Collected data
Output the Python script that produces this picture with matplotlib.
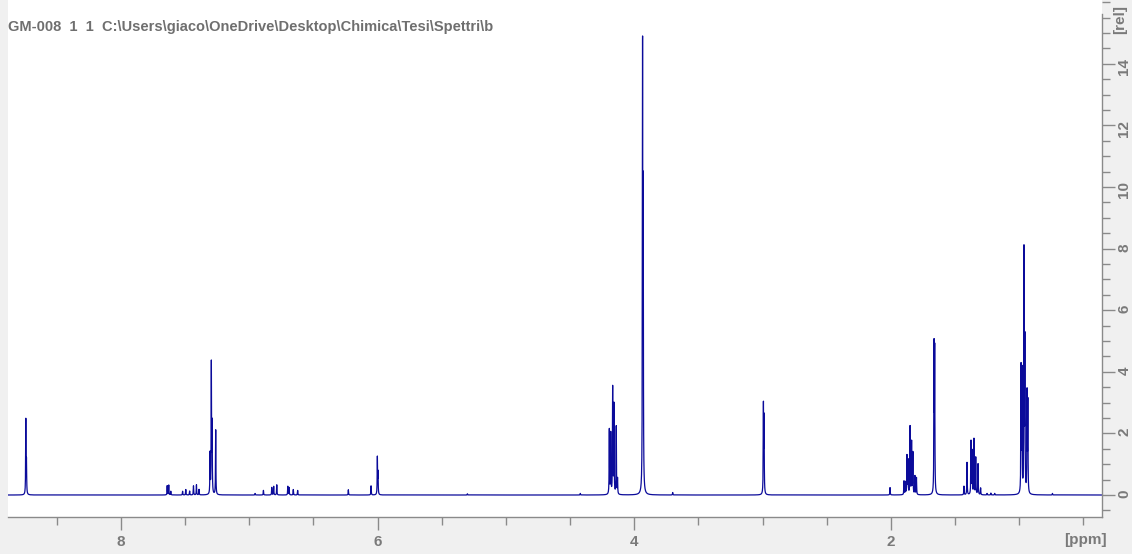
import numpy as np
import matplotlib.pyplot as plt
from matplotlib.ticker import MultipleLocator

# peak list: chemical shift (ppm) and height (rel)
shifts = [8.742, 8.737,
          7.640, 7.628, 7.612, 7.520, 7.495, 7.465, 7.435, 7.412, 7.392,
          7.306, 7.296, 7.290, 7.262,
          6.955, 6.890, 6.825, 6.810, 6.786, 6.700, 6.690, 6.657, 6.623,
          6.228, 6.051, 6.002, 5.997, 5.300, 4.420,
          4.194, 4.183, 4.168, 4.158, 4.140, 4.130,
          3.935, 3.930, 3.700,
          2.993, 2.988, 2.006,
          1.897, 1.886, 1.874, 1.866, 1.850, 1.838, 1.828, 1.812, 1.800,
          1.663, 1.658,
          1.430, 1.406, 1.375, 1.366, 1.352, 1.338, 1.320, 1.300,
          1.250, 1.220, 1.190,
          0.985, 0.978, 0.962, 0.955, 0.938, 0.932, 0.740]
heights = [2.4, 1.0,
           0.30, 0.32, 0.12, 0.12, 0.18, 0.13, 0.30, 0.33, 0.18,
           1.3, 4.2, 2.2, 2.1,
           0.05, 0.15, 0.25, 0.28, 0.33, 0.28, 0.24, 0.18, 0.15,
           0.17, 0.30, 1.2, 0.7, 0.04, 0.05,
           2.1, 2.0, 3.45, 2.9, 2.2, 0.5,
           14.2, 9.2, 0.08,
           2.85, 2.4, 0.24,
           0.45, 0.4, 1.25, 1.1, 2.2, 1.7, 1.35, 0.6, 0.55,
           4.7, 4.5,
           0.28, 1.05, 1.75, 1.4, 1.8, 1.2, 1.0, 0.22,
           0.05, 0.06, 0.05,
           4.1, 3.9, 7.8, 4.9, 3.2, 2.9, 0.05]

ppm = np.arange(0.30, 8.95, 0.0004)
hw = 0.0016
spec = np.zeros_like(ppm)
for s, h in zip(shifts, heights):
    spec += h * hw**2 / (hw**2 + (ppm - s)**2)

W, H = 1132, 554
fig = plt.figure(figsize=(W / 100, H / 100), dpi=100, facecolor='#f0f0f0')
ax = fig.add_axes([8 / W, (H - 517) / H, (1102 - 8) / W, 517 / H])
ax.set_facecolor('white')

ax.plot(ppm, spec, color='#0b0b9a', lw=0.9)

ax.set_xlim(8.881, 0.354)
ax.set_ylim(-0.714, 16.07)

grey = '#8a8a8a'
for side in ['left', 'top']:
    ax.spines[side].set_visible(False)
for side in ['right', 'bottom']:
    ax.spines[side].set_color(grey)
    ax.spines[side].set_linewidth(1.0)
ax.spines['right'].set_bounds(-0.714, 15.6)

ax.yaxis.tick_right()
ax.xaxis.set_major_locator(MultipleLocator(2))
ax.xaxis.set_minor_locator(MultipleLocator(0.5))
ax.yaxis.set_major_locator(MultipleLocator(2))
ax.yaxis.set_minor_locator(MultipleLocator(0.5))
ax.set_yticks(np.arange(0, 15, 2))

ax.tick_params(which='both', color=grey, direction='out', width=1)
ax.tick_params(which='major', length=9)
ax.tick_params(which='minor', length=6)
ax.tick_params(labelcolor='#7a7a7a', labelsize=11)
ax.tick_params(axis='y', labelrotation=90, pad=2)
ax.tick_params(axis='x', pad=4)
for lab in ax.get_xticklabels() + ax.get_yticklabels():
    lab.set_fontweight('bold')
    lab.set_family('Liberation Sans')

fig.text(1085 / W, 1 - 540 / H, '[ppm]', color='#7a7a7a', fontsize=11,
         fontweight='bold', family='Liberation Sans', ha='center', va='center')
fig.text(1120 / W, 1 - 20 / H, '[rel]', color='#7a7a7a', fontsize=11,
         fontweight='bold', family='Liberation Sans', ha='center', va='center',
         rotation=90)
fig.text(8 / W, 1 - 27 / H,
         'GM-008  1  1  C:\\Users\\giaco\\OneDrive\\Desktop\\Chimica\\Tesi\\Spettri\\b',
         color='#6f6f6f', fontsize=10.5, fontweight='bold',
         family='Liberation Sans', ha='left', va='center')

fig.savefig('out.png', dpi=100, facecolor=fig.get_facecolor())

The request
Write out exactly the opening lines of the data, stopping after the line that holds "4.1, 3.9, 7.8, 4.9, 3.2, 2.9, 0.05]". Exclude pictures.

Solution for this exercise
Output the Python script that produces this picture with matplotlib.
import numpy as np
import matplotlib.pyplot as plt
from matplotlib.ticker import MultipleLocator

# peak list: chemical shift (ppm) and height (rel)
shifts = [8.742, 8.737,
          7.640, 7.628, 7.612, 7.520, 7.495, 7.465, 7.435, 7.412, 7.392,
          7.306, 7.296, 7.290, 7.262,
          6.955, 6.890, 6.825, 6.810, 6.786, 6.700, 6.690, 6.657, 6.623,
          6.228, 6.051, 6.002, 5.997, 5.300, 4.420,
          4.194, 4.183, 4.168, 4.158, 4.140, 4.130,
          3.935, 3.930, 3.700,
          2.993, 2.988, 2.006,
          1.897, 1.886, 1.874, 1.866, 1.850, 1.838, 1.828, 1.812, 1.800,
          1.663, 1.658,
          1.430, 1.406, 1.375, 1.366, 1.352, 1.338, 1.320, 1.300,
          1.250, 1.220, 1.190,
          0.985, 0.978, 0.962, 0.955, 0.938, 0.932, 0.740]
heights = [2.4, 1.0,
           0.30, 0.32, 0.12, 0.12, 0.18, 0.13, 0.30, 0.33, 0.18,
           1.3, 4.2, 2.2, 2.1,
           0.05, 0.15, 0.25, 0.28, 0.33, 0.28, 0.24, 0.18, 0.15,
           0.17, 0.30, 1.2, 0.7, 0.04, 0.05,
           2.1, 2.0, 3.45, 2.9, 2.2, 0.5,
           14.2, 9.2, 0.08,
           2.85, 2.4, 0.24,
           0.45, 0.4, 1.25, 1.1, 2.2, 1.7, 1.35, 0.6, 0.55,
           4.7, 4.5,
           0.28, 1.05, 1.75, 1.4, 1.8, 1.2, 1.0, 0.22,
           0.05, 0.06, 0.05,
           4.1, 3.9, 7.8, 4.9, 3.2, 2.9, 0.05]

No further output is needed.